### Your instructions
Repeat the listing that follows, character for character, minus the pictures.

-------

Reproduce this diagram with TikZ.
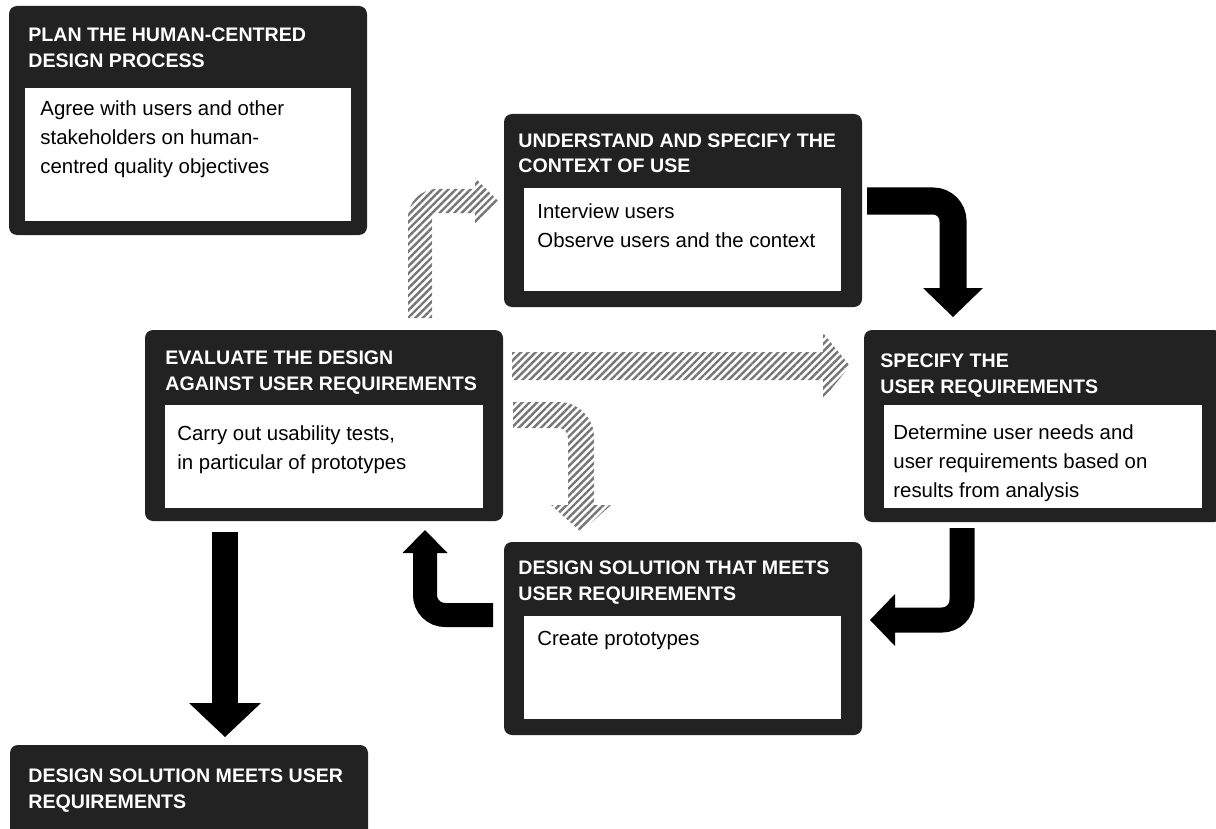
\documentclass[tikz,border=0pt]{standalone}
\usepackage{fontspec}
\setmainfont{Liberation Sans}
\usetikzlibrary{arrows.meta,patterns.meta}

\definecolor{phasegray}{HTML}{222222}
\definecolor{hatchgray}{HTML}{767676}

\tikzset{
  phase/.style={fill=phasegray, rounded corners=4pt, anchor=north west,
    inner sep=0pt, outer sep=0pt, minimum width=179pt},
  phasebody/.style={fill=white, anchor=north west, inner sep=0pt, outer sep=0pt},
  phasetitle/.style={text=white, font=\fontsize{9.8}{13}\selectfont\bfseries,
    anchor=base west, align=left, inner sep=0pt},
  phasetext/.style={font=\fontsize{10.2}{14.5}\selectfont,
    anchor=base west, align=left, inner sep=0pt},
  blockarrow/.style={line width=#1, rounded corners=10pt},
  hatcharrow/.style={pattern={Lines[angle=45,distance=2.6pt,line width=1.2pt]},
    pattern color=hatchgray},
}

\begin{document}
\begin{tikzpicture}[x=0.5pt, y=-0.5pt]
  \useasboundingbox (0,0) rectangle (1216,829);

  % plan (texts placed at their last baseline)
  \node[phase, minimum height=114.5pt] (plan) at (9,6) {};
  \node[phasebody, minimum width=163pt, minimum height=66.5pt] (planbody) at (25,88) {};
  \node[phasetitle] (plantitle) at (28,68) {PLAN THE HUMAN-CENTRED\\DESIGN PROCESS};
  \node[phasetext] (plantext) at (40,174) {Agree with users and other\\stakeholders on human-\\centred quality objectives};

  % context of use
  \node[phase, minimum height=96.5pt] (context) at (504,114) {};
  \node[phasebody, minimum width=158.5pt, minimum height=51.5pt] (contextbody) at (524,188) {};
  \node[phasetitle] (contexttitle) at (518,173) {UNDERSTAND AND SPECIFY THE\\CONTEXT OF USE};
  \node[phasetext] (contexttext) at (537,248) {Interview users\\Observe users and the context};

  % user requirements
  \node[phase, minimum height=96pt] (reqs) at (864,330) {};
  \node[phasebody, minimum width=159pt, minimum height=51.5pt] (reqsbody) at (884,405) {};
  \node[phasetitle] (reqstitle) at (880,393) {SPECIFY THE\\USER REQUIREMENTS};
  \node[phasetext] (reqstext) at (893,497) {Determine user needs and\\user requirements based on\\results from analysis};

  % evaluate
  \node[phase, minimum height=95.5pt] (eval) at (145,330) {};
  \node[phasebody, minimum width=159pt, minimum height=51.5pt] (evalbody) at (165,405) {};
  \node[phasetitle] (evaltitle) at (165,390) {EVALUATE THE DESIGN\\AGAINST USER REQUIREMENTS};
  \node[phasetext] (evaltext) at (177,469) {Carry out usability tests,\\in particular of prototypes};

  % design solution
  \node[phase, minimum height=96.5pt] (design) at (504,542) {};
  \node[phasebody, minimum width=158.5pt, minimum height=51.5pt] (designbody) at (524,616) {};
  \node[phasetitle] (designtitle) at (518,600) {DESIGN SOLUTION THAT MEETS\\USER REQUIREMENTS};
  \node[phasetext] (designtext) at (537,645) {Create prototypes};

  % result
  \node[phase, minimum height=65pt] (done) at (10,745) {};
  \node[phasetitle] (donetitle) at (28,808) {DESIGN SOLUTION MEETS USER\\REQUIREMENTS};

  % arrow ends
  \coordinate (context-out) at (867,201);
  \coordinate (reqs-in) at (953,317);
  \coordinate (reqs-out) at (962,528);
  \coordinate (design-in) at (870,620);
  \coordinate (design-out) at (493,615);
  \coordinate (eval-in) at (425,530);
  \coordinate (eval-out) at (225,532);
  \coordinate (done-in) at (225,737);

  % black arrows
  \draw[blockarrow=13.5pt, -{Triangle[width=30pt,length=14.5pt,line width=0pt]}]
    (context-out) -- (953,201) -- (reqs-in);
  \draw[blockarrow=12.5pt, -{Triangle[width=26pt,length=12.5pt,line width=0pt]}]
    (reqs-out) -- (962,620) -- (design-in);
  \draw[blockarrow=12pt, -{Triangle[width=22.5pt,length=11.5pt,line width=0pt]}]
    (design-out) -- (425,615) -- (eval-in);
  \draw[line width=13pt, -{Triangle[width=36pt,length=17pt,line width=0pt]}]
    (eval-out) -- (done-in);

  % hatched arrows
  \fill[hatcharrow] (408,318) -- (408,218) .. controls (408,202) and (421,189) .. (437,189)
    -- (475,189) -- (475,178) -- (498,201) -- (475,224) -- (475,213) -- (437,213)
    .. controls (434,213) and (432,215) .. (432,218) -- (432,318) -- cycle;
  \fill[hatcharrow] (512,352) -- (823,352) -- (823,333) -- (850,366) -- (823,399)
    -- (823,380) -- (512,380) -- cycle;
  \fill[hatcharrow] (513,402) -- (559,402) .. controls (578,402) and (594,418) .. (594,437)
    -- (594,505) -- (611,505) -- (581,532) -- (551,505) -- (568,505) -- (568,438)
    .. controls (568,432) and (564,428) .. (558,428) -- (513,428) -- cycle;
\end{tikzpicture}
\end{document}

-------

### Complete response
Reproduce this diagram with TikZ.
\documentclass[tikz,border=0pt]{standalone}
\usepackage{fontspec}
\setmainfont{Liberation Sans}
\usetikzlibrary{arrows.meta,patterns.meta}

\definecolor{phasegray}{HTML}{222222}
\definecolor{hatchgray}{HTML}{767676}

\tikzset{
  phase/.style={fill=phasegray, rounded corners=4pt, anchor=north west,
    inner sep=0pt, outer sep=0pt, minimum width=179pt},
  phasebody/.style={fill=white, anchor=north west, inner sep=0pt, outer sep=0pt},
  phasetitle/.style={text=white, font=\fontsize{9.8}{13}\selectfont\bfseries,
    anchor=base west, align=left, inner sep=0pt},
  phasetext/.style={font=\fontsize{10.2}{14.5}\selectfont,
    anchor=base west, align=left, inner sep=0pt},
  blockarrow/.style={line width=#1, rounded corners=10pt},
  hatcharrow/.style={pattern={Lines[angle=45,distance=2.6pt,line width=1.2pt]},
    pattern color=hatchgray},
}

\begin{document}
\begin{tikzpicture}[x=0.5pt, y=-0.5pt]
  \useasboundingbox (0,0) rectangle (1216,829);

  % plan (texts placed at their last baseline)
  \node[phase, minimum height=114.5pt] (plan) at (9,6) {};
  \node[phasebody, minimum width=163pt, minimum height=66.5pt] (planbody) at (25,88) {};
  \node[phasetitle] (plantitle) at (28,68) {PLAN THE HUMAN-CENTRED\\DESIGN PROCESS};
  \node[phasetext] (plantext) at (40,174) {Agree with users and other\\stakeholders on human-\\centred quality objectives};

  % context of use
  \node[phase, minimum height=96.5pt] (context) at (504,114) {};
  \node[phasebody, minimum width=158.5pt, minimum height=51.5pt] (contextbody) at (524,188) {};
  \node[phasetitle] (contexttitle) at (518,173) {UNDERSTAND AND SPECIFY THE\\CONTEXT OF USE};
  \node[phasetext] (contexttext) at (537,248) {Interview users\\Observe users and the context};

  % user requirements
  \node[phase, minimum height=96pt] (reqs) at (864,330) {};
  \node[phasebody, minimum width=159pt, minimum height=51.5pt] (reqsbody) at (884,405) {};
  \node[phasetitle] (reqstitle) at (880,393) {SPECIFY THE\\USER REQUIREMENTS};
  \node[phasetext] (reqstext) at (893,497) {Determine user needs and\\user requirements based on\\results from analysis};

  % evaluate
  \node[phase, minimum height=95.5pt] (eval) at (145,330) {};
  \node[phasebody, minimum width=159pt, minimum height=51.5pt] (evalbody) at (165,405) {};
  \node[phasetitle] (evaltitle) at (165,390) {EVALUATE THE DESIGN\\AGAINST USER REQUIREMENTS};
  \node[phasetext] (evaltext) at (177,469) {Carry out usability tests,\\in particular of prototypes};

  % design solution
  \node[phase, minimum height=96.5pt] (design) at (504,542) {};
  \node[phasebody, minimum width=158.5pt, minimum height=51.5pt] (designbody) at (524,616) {};
  \node[phasetitle] (designtitle) at (518,600) {DESIGN SOLUTION THAT MEETS\\USER REQUIREMENTS};
  \node[phasetext] (designtext) at (537,645) {Create prototypes};

  % result
  \node[phase, minimum height=65pt] (done) at (10,745) {};
  \node[phasetitle] (donetitle) at (28,808) {DESIGN SOLUTION MEETS USER\\REQUIREMENTS};

  % arrow ends
  \coordinate (context-out) at (867,201);
  \coordinate (reqs-in) at (953,317);
  \coordinate (reqs-out) at (962,528);
  \coordinate (design-in) at (870,620);
  \coordinate (design-out) at (493,615);
  \coordinate (eval-in) at (425,530);
  \coordinate (eval-out) at (225,532);
  \coordinate (done-in) at (225,737);

  % black arrows
  \draw[blockarrow=13.5pt, -{Triangle[width=30pt,length=14.5pt,line width=0pt]}]
    (context-out) -- (953,201) -- (reqs-in);
  \draw[blockarrow=12.5pt, -{Triangle[width=26pt,length=12.5pt,line width=0pt]}]
    (reqs-out) -- (962,620) -- (design-in);
  \draw[blockarrow=12pt, -{Triangle[width=22.5pt,length=11.5pt,line width=0pt]}]
    (design-out) -- (425,615) -- (eval-in);
  \draw[line width=13pt, -{Triangle[width=36pt,length=17pt,line width=0pt]}]
    (eval-out) -- (done-in);

  % hatched arrows
  \fill[hatcharrow] (408,318) -- (408,218) .. controls (408,202) and (421,189) .. (437,189)
    -- (475,189) -- (475,178) -- (498,201) -- (475,224) -- (475,213) -- (437,213)
    .. controls (434,213) and (432,215) .. (432,218) -- (432,318) -- cycle;
  \fill[hatcharrow] (512,352) -- (823,352) -- (823,333) -- (850,366) -- (823,399)
    -- (823,380) -- (512,380) -- cycle;
  \fill[hatcharrow] (513,402) -- (559,402) .. controls (578,402) and (594,418) .. (594,437)
    -- (594,505) -- (611,505) -- (581,532) -- (551,505) -- (568,505) -- (568,438)
    .. controls (568,432) and (564,428) .. (558,428) -- (513,428) -- cycle;
\end{tikzpicture}
\end{document}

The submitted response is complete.